> [Set problem]: From the first line of the listing below to the line with "0.8617, 0.8607, 0.8605, 0.8605]", print each line exactly, and nothing more. Leave out the pictures.

> [Given data]:
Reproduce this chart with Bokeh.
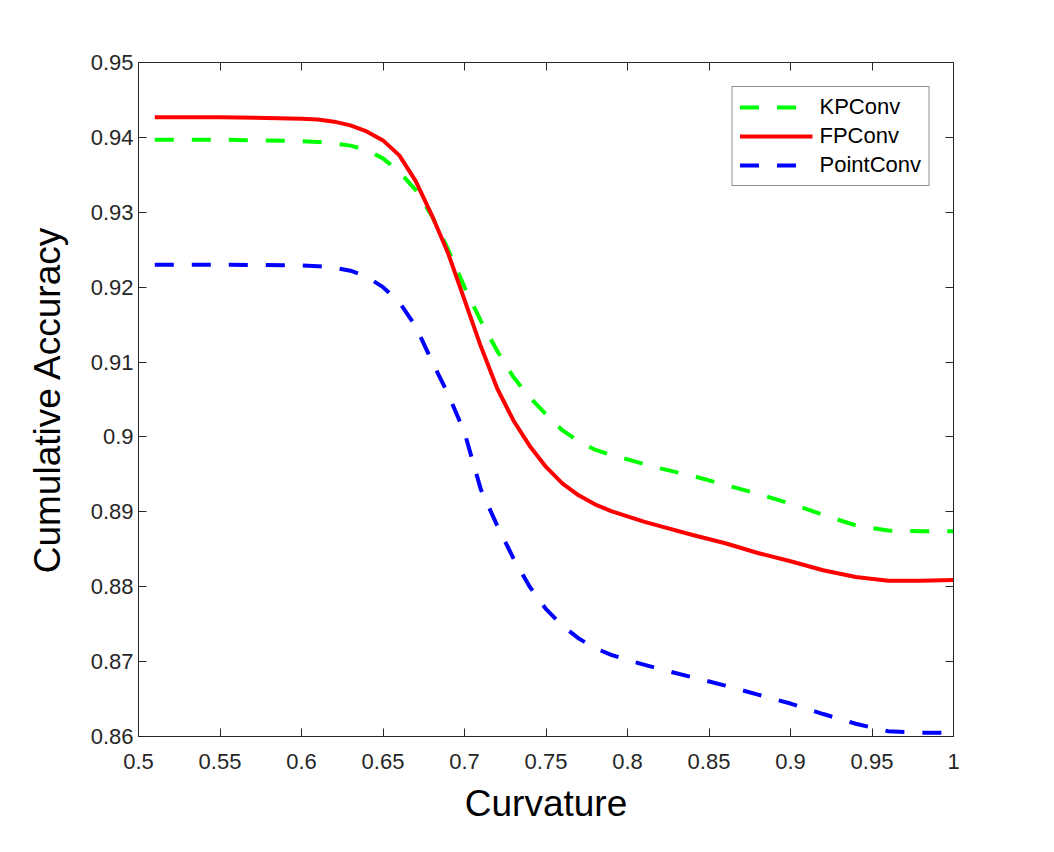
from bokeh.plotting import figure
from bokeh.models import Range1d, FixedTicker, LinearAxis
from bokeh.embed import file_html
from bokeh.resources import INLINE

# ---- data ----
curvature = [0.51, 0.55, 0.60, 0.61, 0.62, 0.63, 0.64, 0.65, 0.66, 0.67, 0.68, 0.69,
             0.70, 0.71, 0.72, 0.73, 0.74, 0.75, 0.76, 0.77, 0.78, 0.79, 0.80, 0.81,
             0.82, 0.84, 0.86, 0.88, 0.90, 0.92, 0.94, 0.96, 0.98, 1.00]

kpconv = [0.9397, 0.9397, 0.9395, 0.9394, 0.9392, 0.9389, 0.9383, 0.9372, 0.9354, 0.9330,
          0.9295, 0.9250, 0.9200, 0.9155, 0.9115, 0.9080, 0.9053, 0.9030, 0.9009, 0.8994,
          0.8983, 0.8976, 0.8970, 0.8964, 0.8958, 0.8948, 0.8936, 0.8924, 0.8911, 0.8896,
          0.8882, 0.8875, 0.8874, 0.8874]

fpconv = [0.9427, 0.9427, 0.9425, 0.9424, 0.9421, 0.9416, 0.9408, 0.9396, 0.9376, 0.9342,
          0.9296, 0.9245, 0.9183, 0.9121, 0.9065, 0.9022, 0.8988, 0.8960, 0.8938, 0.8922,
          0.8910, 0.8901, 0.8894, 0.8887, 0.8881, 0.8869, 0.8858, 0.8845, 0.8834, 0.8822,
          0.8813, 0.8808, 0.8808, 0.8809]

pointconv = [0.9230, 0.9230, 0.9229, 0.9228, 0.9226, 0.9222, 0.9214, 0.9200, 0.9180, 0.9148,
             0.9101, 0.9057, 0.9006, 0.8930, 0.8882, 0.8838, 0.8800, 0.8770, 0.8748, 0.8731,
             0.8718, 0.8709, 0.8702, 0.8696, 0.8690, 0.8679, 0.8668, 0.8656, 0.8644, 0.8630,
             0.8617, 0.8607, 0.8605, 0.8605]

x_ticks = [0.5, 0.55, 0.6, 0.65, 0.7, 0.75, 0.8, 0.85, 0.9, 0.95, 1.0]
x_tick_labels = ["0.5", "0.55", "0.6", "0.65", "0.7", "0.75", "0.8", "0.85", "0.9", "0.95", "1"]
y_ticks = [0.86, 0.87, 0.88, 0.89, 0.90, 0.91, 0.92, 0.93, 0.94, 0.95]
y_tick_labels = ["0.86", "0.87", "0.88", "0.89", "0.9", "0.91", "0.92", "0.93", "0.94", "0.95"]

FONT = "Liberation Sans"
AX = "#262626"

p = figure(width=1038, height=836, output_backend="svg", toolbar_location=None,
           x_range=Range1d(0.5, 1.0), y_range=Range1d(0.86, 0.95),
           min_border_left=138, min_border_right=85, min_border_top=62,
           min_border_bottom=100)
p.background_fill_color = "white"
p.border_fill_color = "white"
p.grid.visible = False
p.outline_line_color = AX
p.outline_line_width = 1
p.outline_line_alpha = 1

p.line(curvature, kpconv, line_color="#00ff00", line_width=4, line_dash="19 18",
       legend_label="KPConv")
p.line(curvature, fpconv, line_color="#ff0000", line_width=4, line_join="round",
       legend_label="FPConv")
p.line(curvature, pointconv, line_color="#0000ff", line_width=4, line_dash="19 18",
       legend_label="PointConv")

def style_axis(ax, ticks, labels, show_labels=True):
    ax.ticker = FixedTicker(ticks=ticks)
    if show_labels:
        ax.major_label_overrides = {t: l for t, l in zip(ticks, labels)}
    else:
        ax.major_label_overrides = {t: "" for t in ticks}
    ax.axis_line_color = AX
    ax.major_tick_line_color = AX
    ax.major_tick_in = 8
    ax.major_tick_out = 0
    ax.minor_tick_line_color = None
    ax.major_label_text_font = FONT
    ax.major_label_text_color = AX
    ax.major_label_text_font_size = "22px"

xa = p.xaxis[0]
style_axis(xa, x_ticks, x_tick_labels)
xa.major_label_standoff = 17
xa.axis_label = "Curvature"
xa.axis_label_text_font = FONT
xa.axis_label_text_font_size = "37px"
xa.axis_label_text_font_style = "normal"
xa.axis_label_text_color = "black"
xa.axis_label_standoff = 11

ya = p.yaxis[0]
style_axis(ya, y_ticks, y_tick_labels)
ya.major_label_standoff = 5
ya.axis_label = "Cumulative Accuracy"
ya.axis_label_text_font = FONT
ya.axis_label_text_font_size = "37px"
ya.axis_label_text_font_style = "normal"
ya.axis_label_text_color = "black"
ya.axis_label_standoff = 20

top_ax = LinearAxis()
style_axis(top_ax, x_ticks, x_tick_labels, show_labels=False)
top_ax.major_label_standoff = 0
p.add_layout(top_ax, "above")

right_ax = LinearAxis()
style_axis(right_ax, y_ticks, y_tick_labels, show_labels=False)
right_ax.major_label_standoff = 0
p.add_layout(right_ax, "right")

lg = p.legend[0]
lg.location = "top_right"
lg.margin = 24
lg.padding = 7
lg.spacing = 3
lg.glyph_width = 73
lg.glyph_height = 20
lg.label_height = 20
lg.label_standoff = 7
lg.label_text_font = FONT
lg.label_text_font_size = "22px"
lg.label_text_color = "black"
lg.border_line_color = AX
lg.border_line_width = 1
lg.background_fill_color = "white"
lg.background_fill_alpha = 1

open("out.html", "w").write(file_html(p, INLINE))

> [Exercise response]:
Reproduce this chart with Bokeh.
from bokeh.plotting import figure
from bokeh.models import Range1d, FixedTicker, LinearAxis
from bokeh.embed import file_html
from bokeh.resources import INLINE

# ---- data ----
curvature = [0.51, 0.55, 0.60, 0.61, 0.62, 0.63, 0.64, 0.65, 0.66, 0.67, 0.68, 0.69,
             0.70, 0.71, 0.72, 0.73, 0.74, 0.75, 0.76, 0.77, 0.78, 0.79, 0.80, 0.81,
             0.82, 0.84, 0.86, 0.88, 0.90, 0.92, 0.94, 0.96, 0.98, 1.00]

kpconv = [0.9397, 0.9397, 0.9395, 0.9394, 0.9392, 0.9389, 0.9383, 0.9372, 0.9354, 0.9330,
          0.9295, 0.9250, 0.9200, 0.9155, 0.9115, 0.9080, 0.9053, 0.9030, 0.9009, 0.8994,
          0.8983, 0.8976, 0.8970, 0.8964, 0.8958, 0.8948, 0.8936, 0.8924, 0.8911, 0.8896,
          0.8882, 0.8875, 0.8874, 0.8874]

fpconv = [0.9427, 0.9427, 0.9425, 0.9424, 0.9421, 0.9416, 0.9408, 0.9396, 0.9376, 0.9342,
          0.9296, 0.9245, 0.9183, 0.9121, 0.9065, 0.9022, 0.8988, 0.8960, 0.8938, 0.8922,
          0.8910, 0.8901, 0.8894, 0.8887, 0.8881, 0.8869, 0.8858, 0.8845, 0.8834, 0.8822,
          0.8813, 0.8808, 0.8808, 0.8809]

pointconv = [0.9230, 0.9230, 0.9229, 0.9228, 0.9226, 0.9222, 0.9214, 0.9200, 0.9180, 0.9148,
             0.9101, 0.9057, 0.9006, 0.8930, 0.8882, 0.8838, 0.8800, 0.8770, 0.8748, 0.8731,
             0.8718, 0.8709, 0.8702, 0.8696, 0.8690, 0.8679, 0.8668, 0.8656, 0.8644, 0.8630,
             0.8617, 0.8607, 0.8605, 0.8605]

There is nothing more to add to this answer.